* What the task requires: Transcribe all of the data exactly. Omit the pictures.

>> Begin Data section

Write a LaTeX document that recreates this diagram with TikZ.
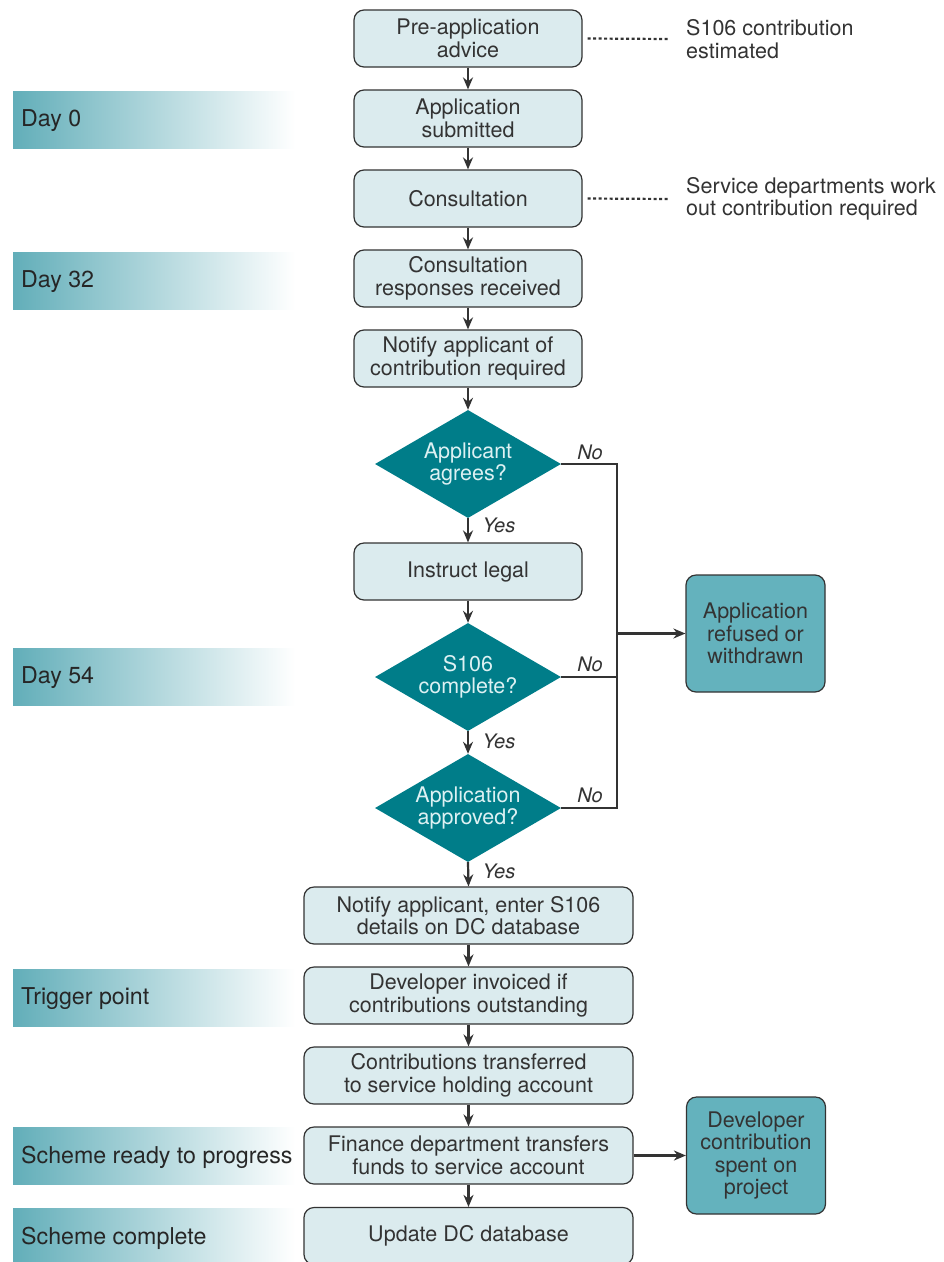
\documentclass[tikz,border=0pt]{standalone}
\usepackage{fontspec}
\setmainfont{TeX Gyre Heros}
\usetikzlibrary{shapes.geometric,arrows.meta}
\definecolor{boxfill}{HTML}{DBEBEE}
\definecolor{edge}{HTML}{333333}
\definecolor{txt}{HTML}{333333}
\definecolor{dia}{HTML}{007D89}
\definecolor{diatxt}{HTML}{DDF1F3}
\definecolor{endfill}{HTML}{64B2BD}
\definecolor{band}{HTML}{62AEB9}
\begin{document}
\begin{tikzpicture}[x=1pt,y=-1pt,
  every node/.style={font=\fontsize{21.5}{22.5}\selectfont, text=txt},
  stepbox/.style={draw=edge, line width=1.2pt, fill=boxfill, rounded corners=10pt, minimum height=57pt, align=center, inner sep=0pt},
  narrowbox/.style={stepbox, minimum width=228pt},
  widebox/.style={stepbox, minimum width=329pt},
  decide/.style={diamond, fill=dia, text=diatxt, minimum width=186pt, minimum height=108pt, aspect=1.72, inner sep=0pt, align=center},
  endbox/.style={draw=edge, line width=1.2pt, fill=endfill, rounded corners=10pt, minimum width=139pt, minimum height=117pt, align=center, inner sep=0pt},
  flow/.style={draw=edge, line width=2.2pt, -{Stealth[length=12pt,width=10pt]}},
  line/.style={draw=edge, line width=2.4pt},
  dots/.style={draw=edge, line width=2.2pt, dash pattern=on 3pt off 2.5pt},
  tag/.style={font=\fontsize{20}{22}\selectfont\itshape},
  note/.style={align=left, anchor=west},
  bandtext/.style={font=\fontsize{23.2}{24}\selectfont, text=black!85, anchor=west, inner sep=0pt}
]
\useasboundingbox (0,0) rectangle (944,1262);
\fill[white] (0,0) rectangle (944,1262);

% left bands
\foreach \y in {91, 252, 648, 969, 1127, 1208}{
  \shade[left color=band, right color=white] (13,\y) rectangle (295,\y+57);
}
\node[bandtext] (b0) at (21,121) {Day 0};
\node[bandtext] (b32) at (21,282) {Day 32};
\node[bandtext] (b54) at (21,678) {Day 54};
\node[bandtext] (btr) at (21,999) {Trigger point};
\node[bandtext] (bsr) at (21,1157) {Scheme ready to progress};
\node[bandtext] (bsc) at (21,1238) {Scheme complete};

% main flow
\node[narrowbox] (pre) at (468,38.5) {Pre-application\\advice};
\node[narrowbox] (sub) at (468,118.5) {Application\\submitted};
\node[narrowbox] (con) at (468,198.5) {Consultation};
\node[narrowbox] (resp) at (468,278.5) {Consultation\\responses received};
\node[narrowbox] (noti) at (468,358.5) {Notify applicant of\\contribution required};
\node[decide] (d1) at (468,464) {Applicant\\agrees?};
\node[narrowbox] (legal) at (468,571.5) {Instruct legal};
\node[decide] (d2) at (468,677) {S106\\complete?};
\node[decide] (d3) at (468,808) {Application\\approved?};
\node[widebox] (ent) at (468.5,915.5) {Notify applicant, enter S106\\details on DC database};
\node[widebox] (inv) at (468.5,995.5) {Developer invoiced if\\contributions outstanding};
\node[widebox] (trn) at (468.5,1075.5) {Contributions transferred\\to service holding account};
\node[widebox] (fin) at (468.5,1155.5) {Finance department transfers\\funds to service account};
\node[widebox] (upd) at (468.5,1236) {Update DC database};

\node[endbox] (ref) at (755.5,633.5) {Application\\refused or\\withdrawn};
\node[endbox] (spent) at (756,1155.5) {Developer\\contribution\\spent on\\project};

% notes
\node[note, inner sep=0pt] (n1) at (686,39) {S106 contribution\\estimated};
\node[note, inner sep=0pt] (n2) at (686,199) {Service departments work\\out contribution required};
\draw[dots] (pre.east) ++(5,0) -- (n1.west -| 670,0);
\draw[dots] (con.east) ++(5,0) -- (n2.west -| 670,0);

% arrows
\draw[flow] (pre) -- (sub);
\draw[flow] (sub) -- (con);
\draw[flow] (con) -- (resp);
\draw[flow] (resp) -- (noti);
\draw[flow] (noti) -- (d1);
\draw[flow] (d1) -- (legal);
\draw[flow] (legal) -- (d2);
\draw[flow] (d2) -- (d3);
\draw[flow] (d3.south) -- (ent.north);
\draw[flow] (ent) -- (inv);
\draw[flow] (inv) -- (trn);
\draw[flow] (trn) -- (fin);
\draw[flow] (fin) -- (upd);
\draw[flow] (fin) -- (spent);

\coordinate (bus) at (617,633.5);
\draw[line] (d1.east) -| (bus);
\draw[line] (d2.east) -- (d2.east -| bus);
\draw[line] (d3.east) -| (bus);
\draw[flow] (bus) -- (ref);

\node[tag] (no1) at (590,452) {No};
\node[tag] (no2) at (590,664) {No};
\node[tag] (no3) at (590,795) {No};
\node[tag] (y1) at (499,525) {Yes};
\node[tag] (y2) at (499,741) {Yes};
\node[tag] (y3) at (499,871) {Yes};
\end{tikzpicture}
\end{document}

>> End Data section

* Solution for this exercise:
Write a LaTeX document that recreates this diagram with TikZ.
\documentclass[tikz,border=0pt]{standalone}
\usepackage{fontspec}
\setmainfont{TeX Gyre Heros}
\usetikzlibrary{shapes.geometric,arrows.meta}
\definecolor{boxfill}{HTML}{DBEBEE}
\definecolor{edge}{HTML}{333333}
\definecolor{txt}{HTML}{333333}
\definecolor{dia}{HTML}{007D89}
\definecolor{diatxt}{HTML}{DDF1F3}
\definecolor{endfill}{HTML}{64B2BD}
\definecolor{band}{HTML}{62AEB9}
\begin{document}
\begin{tikzpicture}[x=1pt,y=-1pt,
  every node/.style={font=\fontsize{21.5}{22.5}\selectfont, text=txt},
  stepbox/.style={draw=edge, line width=1.2pt, fill=boxfill, rounded corners=10pt, minimum height=57pt, align=center, inner sep=0pt},
  narrowbox/.style={stepbox, minimum width=228pt},
  widebox/.style={stepbox, minimum width=329pt},
  decide/.style={diamond, fill=dia, text=diatxt, minimum width=186pt, minimum height=108pt, aspect=1.72, inner sep=0pt, align=center},
  endbox/.style={draw=edge, line width=1.2pt, fill=endfill, rounded corners=10pt, minimum width=139pt, minimum height=117pt, align=center, inner sep=0pt},
  flow/.style={draw=edge, line width=2.2pt, -{Stealth[length=12pt,width=10pt]}},
  line/.style={draw=edge, line width=2.4pt},
  dots/.style={draw=edge, line width=2.2pt, dash pattern=on 3pt off 2.5pt},
  tag/.style={font=\fontsize{20}{22}\selectfont\itshape},
  note/.style={align=left, anchor=west},
  bandtext/.style={font=\fontsize{23.2}{24}\selectfont, text=black!85, anchor=west, inner sep=0pt}
]
\useasboundingbox (0,0) rectangle (944,1262);
\fill[white] (0,0) rectangle (944,1262);

% left bands
\foreach \y in {91, 252, 648, 969, 1127, 1208}{
  \shade[left color=band, right color=white] (13,\y) rectangle (295,\y+57);
}
\node[bandtext] (b0) at (21,121) {Day 0};
\node[bandtext] (b32) at (21,282) {Day 32};
\node[bandtext] (b54) at (21,678) {Day 54};
\node[bandtext] (btr) at (21,999) {Trigger point};
\node[bandtext] (bsr) at (21,1157) {Scheme ready to progress};
\node[bandtext] (bsc) at (21,1238) {Scheme complete};

% main flow
\node[narrowbox] (pre) at (468,38.5) {Pre-application\\advice};
\node[narrowbox] (sub) at (468,118.5) {Application\\submitted};
\node[narrowbox] (con) at (468,198.5) {Consultation};
\node[narrowbox] (resp) at (468,278.5) {Consultation\\responses received};
\node[narrowbox] (noti) at (468,358.5) {Notify applicant of\\contribution required};
\node[decide] (d1) at (468,464) {Applicant\\agrees?};
\node[narrowbox] (legal) at (468,571.5) {Instruct legal};
\node[decide] (d2) at (468,677) {S106\\complete?};
\node[decide] (d3) at (468,808) {Application\\approved?};
\node[widebox] (ent) at (468.5,915.5) {Notify applicant, enter S106\\details on DC database};
\node[widebox] (inv) at (468.5,995.5) {Developer invoiced if\\contributions outstanding};
\node[widebox] (trn) at (468.5,1075.5) {Contributions transferred\\to service holding account};
\node[widebox] (fin) at (468.5,1155.5) {Finance department transfers\\funds to service account};
\node[widebox] (upd) at (468.5,1236) {Update DC database};

\node[endbox] (ref) at (755.5,633.5) {Application\\refused or\\withdrawn};
\node[endbox] (spent) at (756,1155.5) {Developer\\contribution\\spent on\\project};

% notes
\node[note, inner sep=0pt] (n1) at (686,39) {S106 contribution\\estimated};
\node[note, inner sep=0pt] (n2) at (686,199) {Service departments work\\out contribution required};
\draw[dots] (pre.east) ++(5,0) -- (n1.west -| 670,0);
\draw[dots] (con.east) ++(5,0) -- (n2.west -| 670,0);

% arrows
\draw[flow] (pre) -- (sub);
\draw[flow] (sub) -- (con);
\draw[flow] (con) -- (resp);
\draw[flow] (resp) -- (noti);
\draw[flow] (noti) -- (d1);
\draw[flow] (d1) -- (legal);
\draw[flow] (legal) -- (d2);
\draw[flow] (d2) -- (d3);
\draw[flow] (d3.south) -- (ent.north);
\draw[flow] (ent) -- (inv);
\draw[flow] (inv) -- (trn);
\draw[flow] (trn) -- (fin);
\draw[flow] (fin) -- (upd);
\draw[flow] (fin) -- (spent);

\coordinate (bus) at (617,633.5);
\draw[line] (d1.east) -| (bus);
\draw[line] (d2.east) -- (d2.east -| bus);
\draw[line] (d3.east) -| (bus);
\draw[flow] (bus) -- (ref);

\node[tag] (no1) at (590,452) {No};
\node[tag] (no2) at (590,664) {No};
\node[tag] (no3) at (590,795) {No};
\node[tag] (y1) at (499,525) {Yes};
\node[tag] (y2) at (499,741) {Yes};
\node[tag] (y3) at (499,871) {Yes};
\end{tikzpicture}
\end{document}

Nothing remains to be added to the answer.